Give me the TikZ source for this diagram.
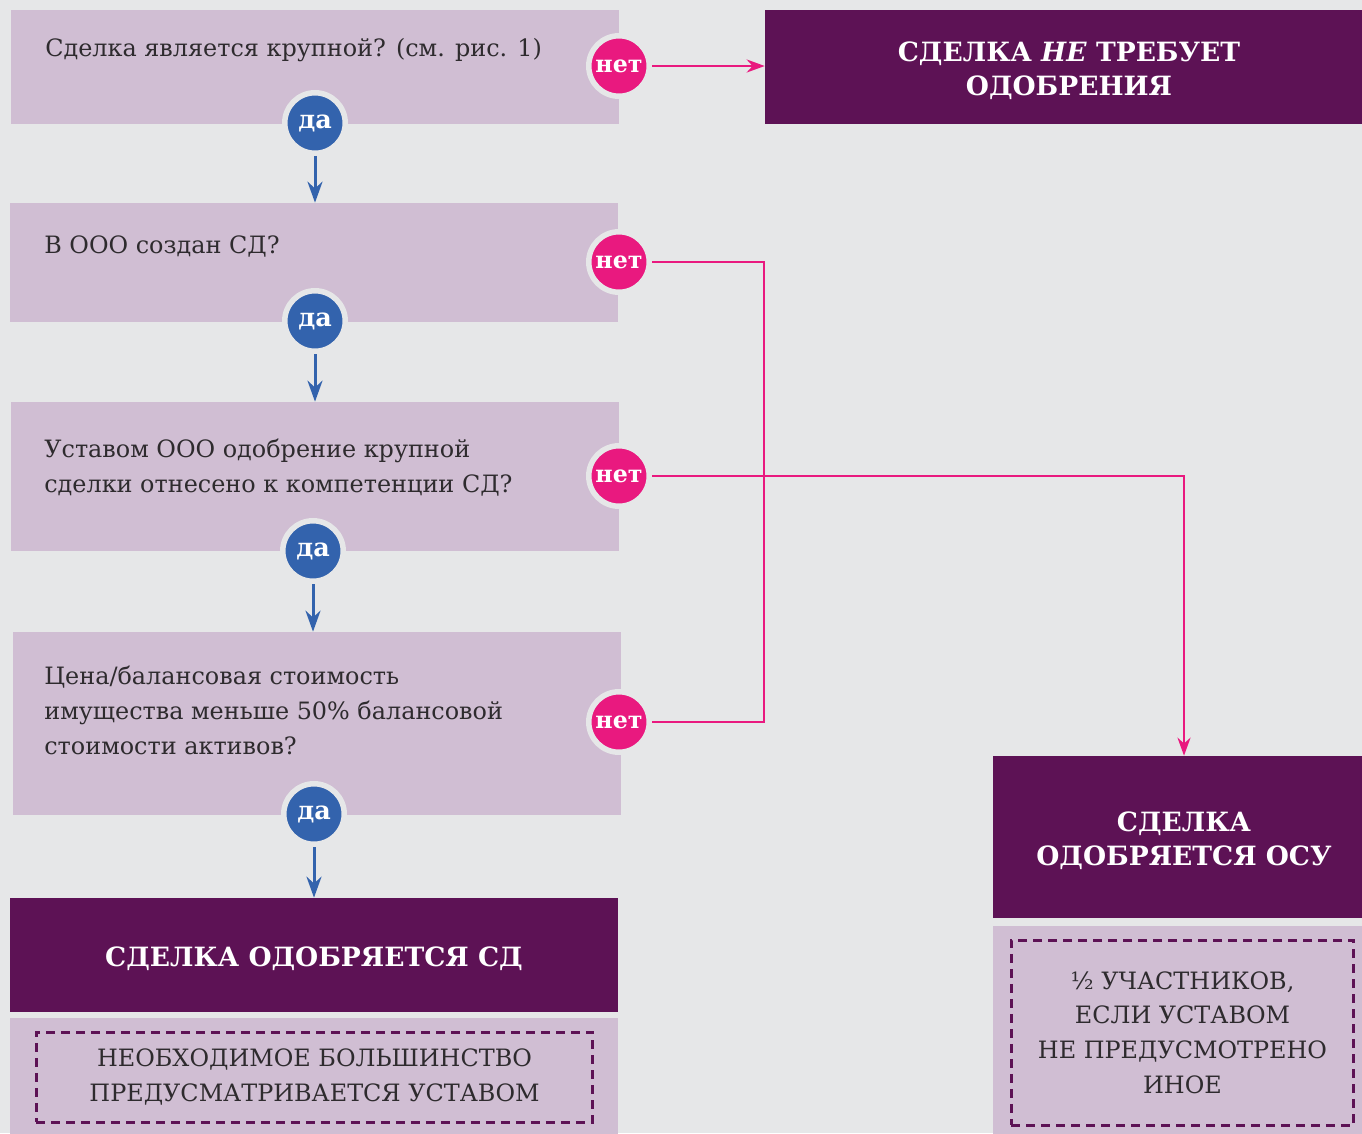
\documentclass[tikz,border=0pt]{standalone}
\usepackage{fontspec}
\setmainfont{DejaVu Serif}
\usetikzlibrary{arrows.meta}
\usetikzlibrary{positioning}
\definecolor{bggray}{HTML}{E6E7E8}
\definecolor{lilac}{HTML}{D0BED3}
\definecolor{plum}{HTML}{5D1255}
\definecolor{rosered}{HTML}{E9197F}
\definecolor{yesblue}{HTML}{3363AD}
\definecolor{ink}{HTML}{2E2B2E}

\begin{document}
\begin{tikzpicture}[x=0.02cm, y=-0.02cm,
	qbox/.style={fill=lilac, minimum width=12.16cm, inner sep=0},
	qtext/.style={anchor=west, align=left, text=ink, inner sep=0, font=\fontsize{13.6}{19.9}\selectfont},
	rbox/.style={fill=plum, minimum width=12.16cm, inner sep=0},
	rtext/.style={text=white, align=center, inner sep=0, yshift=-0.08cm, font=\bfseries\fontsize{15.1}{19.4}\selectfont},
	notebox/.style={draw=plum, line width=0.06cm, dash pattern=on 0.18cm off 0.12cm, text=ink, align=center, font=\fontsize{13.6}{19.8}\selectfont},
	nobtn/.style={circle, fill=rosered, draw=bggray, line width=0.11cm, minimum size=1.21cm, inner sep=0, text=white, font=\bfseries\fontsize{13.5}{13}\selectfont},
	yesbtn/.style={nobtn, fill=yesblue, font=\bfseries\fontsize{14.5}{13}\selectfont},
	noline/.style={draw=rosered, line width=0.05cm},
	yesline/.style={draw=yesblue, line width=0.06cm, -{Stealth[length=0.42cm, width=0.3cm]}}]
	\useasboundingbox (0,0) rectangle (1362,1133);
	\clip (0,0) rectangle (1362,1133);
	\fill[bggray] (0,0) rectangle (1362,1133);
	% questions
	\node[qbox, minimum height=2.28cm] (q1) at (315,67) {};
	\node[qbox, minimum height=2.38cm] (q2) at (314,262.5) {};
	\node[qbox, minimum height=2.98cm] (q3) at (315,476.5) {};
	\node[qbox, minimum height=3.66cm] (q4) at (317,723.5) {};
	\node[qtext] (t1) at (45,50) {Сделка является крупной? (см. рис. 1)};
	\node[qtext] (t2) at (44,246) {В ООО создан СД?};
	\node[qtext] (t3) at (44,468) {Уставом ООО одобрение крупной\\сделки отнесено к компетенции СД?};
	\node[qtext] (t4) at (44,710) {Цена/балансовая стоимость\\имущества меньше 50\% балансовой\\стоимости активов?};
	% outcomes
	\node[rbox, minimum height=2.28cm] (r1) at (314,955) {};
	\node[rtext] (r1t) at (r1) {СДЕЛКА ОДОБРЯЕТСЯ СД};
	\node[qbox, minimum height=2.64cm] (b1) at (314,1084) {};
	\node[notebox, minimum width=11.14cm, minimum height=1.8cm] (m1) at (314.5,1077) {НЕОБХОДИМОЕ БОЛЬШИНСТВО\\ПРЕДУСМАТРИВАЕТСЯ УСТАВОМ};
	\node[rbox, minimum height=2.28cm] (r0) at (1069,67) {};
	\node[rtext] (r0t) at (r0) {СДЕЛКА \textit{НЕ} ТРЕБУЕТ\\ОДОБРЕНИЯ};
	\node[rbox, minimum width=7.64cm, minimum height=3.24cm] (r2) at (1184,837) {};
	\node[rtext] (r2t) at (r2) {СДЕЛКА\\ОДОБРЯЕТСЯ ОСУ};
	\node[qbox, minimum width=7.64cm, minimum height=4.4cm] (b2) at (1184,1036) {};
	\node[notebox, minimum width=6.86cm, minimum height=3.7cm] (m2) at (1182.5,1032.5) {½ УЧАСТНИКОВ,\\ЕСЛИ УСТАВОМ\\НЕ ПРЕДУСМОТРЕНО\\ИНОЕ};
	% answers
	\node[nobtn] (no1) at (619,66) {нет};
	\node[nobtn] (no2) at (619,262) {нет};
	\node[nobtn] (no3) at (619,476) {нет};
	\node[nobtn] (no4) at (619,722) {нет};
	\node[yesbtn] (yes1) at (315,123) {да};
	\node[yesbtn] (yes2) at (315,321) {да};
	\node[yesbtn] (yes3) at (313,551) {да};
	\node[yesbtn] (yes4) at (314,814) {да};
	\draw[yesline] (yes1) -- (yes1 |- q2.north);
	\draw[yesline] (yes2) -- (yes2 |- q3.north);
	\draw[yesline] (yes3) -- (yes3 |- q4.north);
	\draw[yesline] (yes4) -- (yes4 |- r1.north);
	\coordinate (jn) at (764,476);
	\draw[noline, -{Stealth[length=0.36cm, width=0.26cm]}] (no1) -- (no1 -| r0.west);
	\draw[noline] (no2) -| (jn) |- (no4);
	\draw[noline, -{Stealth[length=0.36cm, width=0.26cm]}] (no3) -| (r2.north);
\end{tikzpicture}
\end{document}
================================
Without including any picture, repeat the data exactly.

• **Task result**:
Give me the TikZ source for this diagram.
\documentclass[tikz,border=0pt]{standalone}
\usepackage{fontspec}
\setmainfont{DejaVu Serif}
\usetikzlibrary{arrows.meta}
\usetikzlibrary{positioning}
\definecolor{bggray}{HTML}{E6E7E8}
\definecolor{lilac}{HTML}{D0BED3}
\definecolor{plum}{HTML}{5D1255}
\definecolor{rosered}{HTML}{E9197F}
\definecolor{yesblue}{HTML}{3363AD}
\definecolor{ink}{HTML}{2E2B2E}

\begin{document}
\begin{tikzpicture}[x=0.02cm, y=-0.02cm,
	qbox/.style={fill=lilac, minimum width=12.16cm, inner sep=0},
	qtext/.style={anchor=west, align=left, text=ink, inner sep=0, font=\fontsize{13.6}{19.9}\selectfont},
	rbox/.style={fill=plum, minimum width=12.16cm, inner sep=0},
	rtext/.style={text=white, align=center, inner sep=0, yshift=-0.08cm, font=\bfseries\fontsize{15.1}{19.4}\selectfont},
	notebox/.style={draw=plum, line width=0.06cm, dash pattern=on 0.18cm off 0.12cm, text=ink, align=center, font=\fontsize{13.6}{19.8}\selectfont},
	nobtn/.style={circle, fill=rosered, draw=bggray, line width=0.11cm, minimum size=1.21cm, inner sep=0, text=white, font=\bfseries\fontsize{13.5}{13}\selectfont},
	yesbtn/.style={nobtn, fill=yesblue, font=\bfseries\fontsize{14.5}{13}\selectfont},
	noline/.style={draw=rosered, line width=0.05cm},
	yesline/.style={draw=yesblue, line width=0.06cm, -{Stealth[length=0.42cm, width=0.3cm]}}]
	\useasboundingbox (0,0) rectangle (1362,1133);
	\clip (0,0) rectangle (1362,1133);
	\fill[bggray] (0,0) rectangle (1362,1133);
	% questions
	\node[qbox, minimum height=2.28cm] (q1) at (315,67) {};
	\node[qbox, minimum height=2.38cm] (q2) at (314,262.5) {};
	\node[qbox, minimum height=2.98cm] (q3) at (315,476.5) {};
	\node[qbox, minimum height=3.66cm] (q4) at (317,723.5) {};
	\node[qtext] (t1) at (45,50) {Сделка является крупной? (см. рис. 1)};
	\node[qtext] (t2) at (44,246) {В ООО создан СД?};
	\node[qtext] (t3) at (44,468) {Уставом ООО одобрение крупной\\сделки отнесено к компетенции СД?};
	\node[qtext] (t4) at (44,710) {Цена/балансовая стоимость\\имущества меньше 50\% балансовой\\стоимости активов?};
	% outcomes
	\node[rbox, minimum height=2.28cm] (r1) at (314,955) {};
	\node[rtext] (r1t) at (r1) {СДЕЛКА ОДОБРЯЕТСЯ СД};
	\node[qbox, minimum height=2.64cm] (b1) at (314,1084) {};
	\node[notebox, minimum width=11.14cm, minimum height=1.8cm] (m1) at (314.5,1077) {НЕОБХОДИМОЕ БОЛЬШИНСТВО\\ПРЕДУСМАТРИВАЕТСЯ УСТАВОМ};
	\node[rbox, minimum height=2.28cm] (r0) at (1069,67) {};
	\node[rtext] (r0t) at (r0) {СДЕЛКА \textit{НЕ} ТРЕБУЕТ\\ОДОБРЕНИЯ};
	\node[rbox, minimum width=7.64cm, minimum height=3.24cm] (r2) at (1184,837) {};
	\node[rtext] (r2t) at (r2) {СДЕЛКА\\ОДОБРЯЕТСЯ ОСУ};
	\node[qbox, minimum width=7.64cm, minimum height=4.4cm] (b2) at (1184,1036) {};
	\node[notebox, minimum width=6.86cm, minimum height=3.7cm] (m2) at (1182.5,1032.5) {½ УЧАСТНИКОВ,\\ЕСЛИ УСТАВОМ\\НЕ ПРЕДУСМОТРЕНО\\ИНОЕ};
	% answers
	\node[nobtn] (no1) at (619,66) {нет};
	\node[nobtn] (no2) at (619,262) {нет};
	\node[nobtn] (no3) at (619,476) {нет};
	\node[nobtn] (no4) at (619,722) {нет};
	\node[yesbtn] (yes1) at (315,123) {да};
	\node[yesbtn] (yes2) at (315,321) {да};
	\node[yesbtn] (yes3) at (313,551) {да};
	\node[yesbtn] (yes4) at (314,814) {да};
	\draw[yesline] (yes1) -- (yes1 |- q2.north);
	\draw[yesline] (yes2) -- (yes2 |- q3.north);
	\draw[yesline] (yes3) -- (yes3 |- q4.north);
	\draw[yesline] (yes4) -- (yes4 |- r1.north);
	\coordinate (jn) at (764,476);
	\draw[noline, -{Stealth[length=0.36cm, width=0.26cm]}] (no1) -- (no1 -| r0.west);
	\draw[noline] (no2) -| (jn) |- (no4);
	\draw[noline, -{Stealth[length=0.36cm, width=0.26cm]}] (no3) -| (r2.north);
\end{tikzpicture}
\end{document}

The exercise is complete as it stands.